--- Given material ---
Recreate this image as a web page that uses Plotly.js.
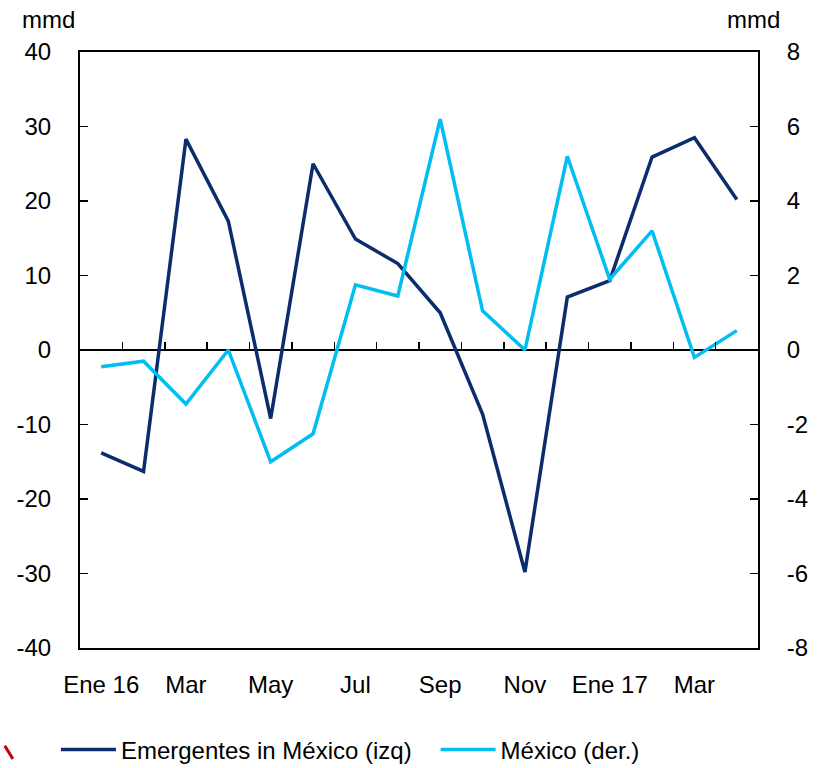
<!DOCTYPE html>
<html>
<head>
<meta charset="utf-8">
<script src="https://cdn.plot.ly/plotly-3.0.1.min.js"></script>
<style>
  html, body { margin: 0; padding: 0; background: #fff; }
  #chart { width: 821px; height: 768px; }
</style>
</head>
<body>
<div id="chart"></div>
<script>
// Flujos de cartera: emergentes vs. México (mmd)
const months = ['Ene 16','Feb 16','Mar 16','Abr 16','May 16','Jun 16','Jul 16','Ago 16',
                'Sep 16','Oct 16','Nov 16','Dic 16','Ene 17','Feb 17','Mar 17','Abr 17'];
const monthLabels = ['Ene 16','','Mar','','May','','Jul','','Sep','','Nov','','Ene 17','','Mar',''];

const emergentes = [-13.8, -16.3, 28.3, 17.3, -9.2, 25.0, 14.9, 11.6, 5.0, -8.6, -29.8, 7.1, 9.3, 25.9, 28.5, 20.2];
const mexico = [-0.45, -0.3, -1.45, 0.0, -3.0, -2.25, 1.75, 1.45, 6.2, 1.05, 0.0, 5.2, 1.9, 3.2, -0.2, 0.52];

const leftTicks = [-40, -30, -20, -10, 0, 10, 20, 30, 40];
const rightTicks = [-8, -6, -4, -2, 0, 2, 4, 6, 8];

const NAVY = '#0b2d6c';
const CYAN = '#00bdf2';
const FONT = '"Liberation Sans", Arial, sans-serif';
const FS = 24;

// guion simple en los negativos, como en el original
const label = v => String(v).replace('\u2212', '-');

const traces = [
  { x: months, y: emergentes, type: 'scatter', mode: 'lines', name: 'Emergentes in México (izq)',
    line: { color: NAVY, width: 3.5 }, yaxis: 'y', legend: 'legend' },
  { x: months, y: mexico, type: 'scatter', mode: 'lines', name: 'México (der.)',
    line: { color: CYAN, width: 3.5 }, yaxis: 'y2', legend: 'legend2' },
  // eje auxiliar: marcas de mes sobre la línea de cero
  { x: [], y: [], type: 'scatter', mode: 'lines', xaxis: 'x2', yaxis: 'y', showlegend: false, hoverinfo: 'skip' }
];

const legendBase = {
  orientation: 'h', y: -0.171, xanchor: 'left', yanchor: 'middle',
  font: { family: FONT, size: FS, color: '#000' }, itemwidth: 55, bgcolor: 'rgba(0,0,0,0)'
};

const layout = {
  width: 821, height: 768,
  margin: { l: 80, r: 63, t: 52, b: 120, autoexpand: false },
  paper_bgcolor: '#fff', plot_bgcolor: '#fff',
  font: { family: FONT, size: FS, color: '#000' },
  showlegend: true,
  legend: Object.assign({}, legendBase, { x: -0.0355 }),
  legend2: Object.assign({}, legendBase, { x: 0.5245 }),
  xaxis: {
    type: 'category', categoryarray: months, range: [-0.5, months.length - 0.5],
    tickvals: months, ticktext: monthLabels, ticks: '', ticklabelstandoff: 14,
    showline: true, linecolor: '#000', linewidth: 2, mirror: true,
    showgrid: false, zeroline: false, fixedrange: true
  },
  xaxis2: {
    type: 'linear', overlaying: 'x', anchor: 'free', position: 0.5, side: 'top',
    range: [-0.5, months.length - 0.5],
    tickvals: months.slice(1).map((_, i) => i + 0.5),
    ticks: 'outside', ticklen: 8, tickwidth: 1.5, tickcolor: '#000',
    showticklabels: false, showline: false, showgrid: false, zeroline: false
  },
  yaxis: {
    range: [-40, 40], tickvals: leftTicks, ticktext: leftTicks.map(label),
    ticks: 'inside', ticklen: 8, tickwidth: 1.5, tickcolor: '#000', ticklabelstandoff: 22,
    showline: true, linecolor: '#000', linewidth: 2,
    showgrid: false, zeroline: true, zerolinecolor: '#000', zerolinewidth: 2, fixedrange: true
  },
  yaxis2: {
    overlaying: 'y', side: 'right', range: [-8, 8], tickvals: rightTicks, ticktext: rightTicks.map(label),
    ticks: 'inside', ticklen: 8, tickwidth: 1.5, tickcolor: '#000', ticklabelstandoff: 22,
    showline: true, linecolor: '#000', linewidth: 2,
    showgrid: false, zeroline: false, fixedrange: true
  },
  annotations: [
    { text: 'mmd', xref: 'paper', yref: 'paper', x: -0.088, y: 1.055, xanchor: 'left', yanchor: 'middle',
      showarrow: false, font: { family: FONT, size: FS } },
    { text: 'mmd', xref: 'paper', yref: 'paper', x: 1.035, y: 1.055, xanchor: 'right', yanchor: 'middle',
      showarrow: false, font: { family: FONT, size: FS } }
  ],
  // pequeño trazo rojo residual en la esquina inferior izquierda del original
  shapes: [
    { type: 'line', xref: 'paper', yref: 'paper', x0: -0.111, y0: -0.164, x1: -0.099, y1: -0.186,
      line: { color: '#c00000', width: 3 } }
  ]
};

Plotly.newPlot('chart', traces, layout, { staticPlot: true, displayModeBar: false });
</script>
</body>
</html>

--- Requirements ---
Up to and including the line containing "const monthLabels = ['Ene", repeat every line from the start of the data, but none of the pictures.

--- Exercise solution ---
Recreate this image as a web page that uses Plotly.js.
<!DOCTYPE html>
<html>
<head>
<meta charset="utf-8">
<script src="https://cdn.plot.ly/plotly-3.0.1.min.js"></script>
<style>
  html, body { margin: 0; padding: 0; background: #fff; }
  #chart { width: 821px; height: 768px; }
</style>
</head>
<body>
<div id="chart"></div>
<script>
// Flujos de cartera: emergentes vs. México (mmd)
const months = ['Ene 16','Feb 16','Mar 16','Abr 16','May 16','Jun 16','Jul 16','Ago 16',
                'Sep 16','Oct 16','Nov 16','Dic 16','Ene 17','Feb 17','Mar 17','Abr 17'];
const monthLabels = ['Ene 16','','Mar','','May','','Jul','','Sep','','Nov','','Ene 17','','Mar',''];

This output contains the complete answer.